As you enter Blue Matter by Carnie, the first thing that strikes you is the cosmic atmosphere; its calming and hypnotic air enables you to feel part of a sci-fi movement. There is no light apart from the work, so the room is is in matte blackness. Running along one wall is a film showing viewers an imagined landscape of the brain, with tree-like visuals of swaying branches and roots. Seizures take place and then, at points, the CANDO device calming the situation: a visual representation of a complex organ.
Sounding the Blue commences as two white mounds on the floor. When you walk past, they begin to slowly expand and inflate; their veins glow electric blue. The public acts as a trigger in this interactive way to demonstrate the brain being affected by external factors, and The Constant Whir adds sounds to the space contributing to the all encompassing and immersive feel of the room.
The other section illustrates Out of the Blue by Aldworth.
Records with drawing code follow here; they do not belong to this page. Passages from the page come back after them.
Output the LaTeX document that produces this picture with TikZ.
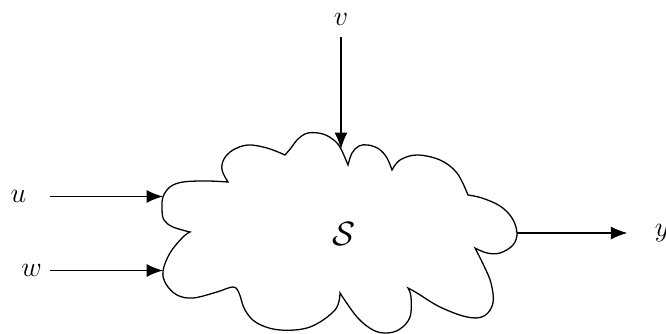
\documentclass[tikz,border=0pt]{standalone}
\usepackage{amsmath}
\usepackage{tikz}
\usetikzlibrary{arrows.meta,positioning,calc}

\begin{document}
\begin{tikzpicture}[x=0.015cm,y=-0.015cm,
    sig/.style={-{Latex[length=7pt,width=5.5pt]},line width=0.55pt},
    lbl/.style={inner sep=0pt,font=\fontsize{13}{16}\selectfont}]
    \useasboundingbox (0,0) rectangle (666,334);

    % system cloud
    \draw[line width=0.55pt]
        (228,182) -- plot[smooth,tension=0.6] coordinates {(228,182) (222,170) (224,159) (233,150) (248,145) (267,148) (285,155)}
        -- plot[smooth,tension=0.6] coordinates {(285,155) (291,148) (298,139) (308,133) (323,134) (335,141) (341,149) (348,165)}
        -- plot[smooth,tension=0.6] coordinates {(348,165) (352,153) (359,146) (368,145) (379,149) (387,158) (392,170)}
        -- plot[smooth,tension=0.6] coordinates {(392,170) (400,160) (417,155) (440,160) (457,173) (468,195)}
        -- plot[smooth,tension=0.6] coordinates {(468,195) (482,198) (500,206) (512,218) (517,233) (513,245) (500,253) (487,253) (475,248)}
        -- plot[smooth,tension=0.6] coordinates {(475,248) (484,266) (491,283) (493,303) (484,316) (467,317) (440,307) (417,293) (408,288)}
        -- plot[smooth,tension=0.6] coordinates {(408,288) (411,297) (410,317) (400,329) (387,333) (373,330) (357,317) (340,293)}
        -- plot[smooth,tension=0.6] coordinates {(340,293) (335,310) (310,327) (280,330) (257,323) (245,310) (239,293) (233,287) (217,292) (193,298) (177,295) (166,284) (163,271) (170,253) (183,237) (190,232)}
        -- plot[smooth,tension=0.6] coordinates {(190,232) (173,227) (164,220) (162,209) (163,197) (170,187) (183,182) (207,181) (228,182)}
        -- cycle;

    \coordinate (uin) at (163,196.5);
    \coordinate (win) at (163,270.5);
    \coordinate (vin) at (341,149);
    \coordinate (yout) at (517,233);

    \node[font=\fontsize{15}{18}\selectfont] at (344,234) (sys) {$\mathcal{S}$};
    \node[lbl] at (18.5,196.5) (u) {$u$};
    \node[lbl] at (31.5,270.5) (w) {$w$};
    \node[lbl] at (341,19) (v) {$v$};
    \node[lbl] at (662,233) (y) {$y$};

    \draw[sig,shorten <=10pt] (u) -- (uin);
    \draw[sig,shorten <=3.3pt] (w) -- (win);
    \draw[sig,shorten <=5pt] (v) -- (vin);
    \draw[sig,shorten >=11.5pt] (yout) -- (y);
\end{tikzpicture}
\end{document}
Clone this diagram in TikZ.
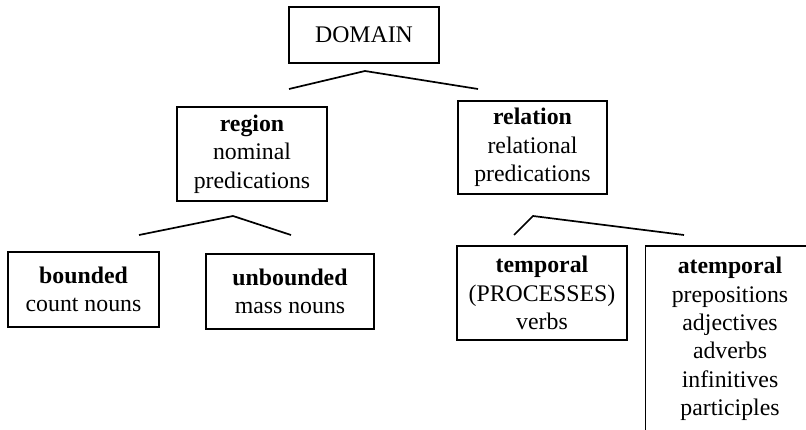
\documentclass[tikz,border=0pt]{standalone}
\usepackage{fontspec}
\setmainfont{Liberation Serif}
\begin{document}
\begin{tikzpicture}[x=1pt,y=-1pt,
  box/.style={draw,line width=1.7pt,rectangle,align=center,inner sep=0pt,
    font=\fontsize{23.8}{28.3}\selectfont},
  branch/.style={line width=1.7pt},
  lbl/.style={align=center,inner sep=0pt,font=\fontsize{23.8}{28.3}\selectfont}]
\useasboundingbox (0,0) rectangle (806,430);
% boxes
\node[box,minimum width=150pt,minimum height=56pt] (domain) at (364,35) {DOMAIN};
\node[box,minimum width=150pt,minimum height=94pt] (region) at (252,154) {\textbf{region}\\nominal\\predications};
\node[box,minimum width=149pt,minimum height=93pt] (relation) at (532.5,147.5) {\textbf{relation}\\relational\\predications};
\node[box,minimum width=151pt,minimum height=75pt] (bounded) at (83.5,289.5) {\textbf{bounded}\\count nouns};
\node[box,minimum width=168pt,minimum height=75pt] (unbounded) at (290,291.5) {\textbf{unbounded}\\mass nouns};
\node[box,minimum width=170pt,minimum height=94pt] (temporal) at (542,293) {\textbf{temporal}\\(PROCESSES)\\verbs};
\node[lbl] (atemporal) at (730,339) {\textbf{atemporal}\\prepositions\\adjectives\\adverbs\\infinitives\\participles};
% atemporal box, cut off by the picture edges
\coordinate (atTR) at (806,246);
\coordinate (atTL) at (645.5,246);
\coordinate (atBL) at (645.5,430);
\draw[branch] (atTR) -- (atTL) -- (atBL);
% branches
\coordinate (d0) at (365,71);
\coordinate (d1) at (289,89);
\coordinate (d2) at (478,89);
\draw[branch] (d1) -- (d0) -- (d2);
\coordinate (r0) at (233,216);
\coordinate (r1) at (139,235);
\coordinate (r2) at (291,235);
\draw[branch] (r1) -- (r0) -- (r2);
\coordinate (l0) at (533,216);
\coordinate (l1) at (514,235);
\coordinate (l2) at (684,235);
\draw[branch] (l1) -- (l0) -- (l2);
\end{tikzpicture}
\end{document}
Humans with Epilepsy are the subject, with many different nationalities contributing sensitive, personal thoughts. As the condition affects 1 in 100 people, their words were sewed onto 100 pieces of Victorian underwear, by 100 embroiderers, using UV threads. The undergarments represent how epilepsy can often be hidden in many ways under the cloth of everyday life.
From UV light, the thread glows brightly, representing that things are present when they can't be seen. One-piece states, ‘Epilepsy doesn’t mean much to me, it’s a part of me now. Something I have to live with and something that I’ll never probably understand.’ With an honestly, they have reached the aim of enabling understanding. The UV light adds significance, as a strong link to CANDO.
Although it could look simple on the surface, any complexity is explained clearly through action. The garments are attached to pulleys and motors, which move in patterns until they are fully aligned and then fall to the floor. Almost ghostly, they drift back to how their position at the beginning. Again, this is a visual representation of a seizure, making the audience able to digest and fathom what happens to the person experiencing it. Science and art are hand in hand here. Not only have they brought epilepsy and the CANDO project to a wider audience, but they have also found a way to communicate while holding artistic integrity. You leave with empathetic knowledge.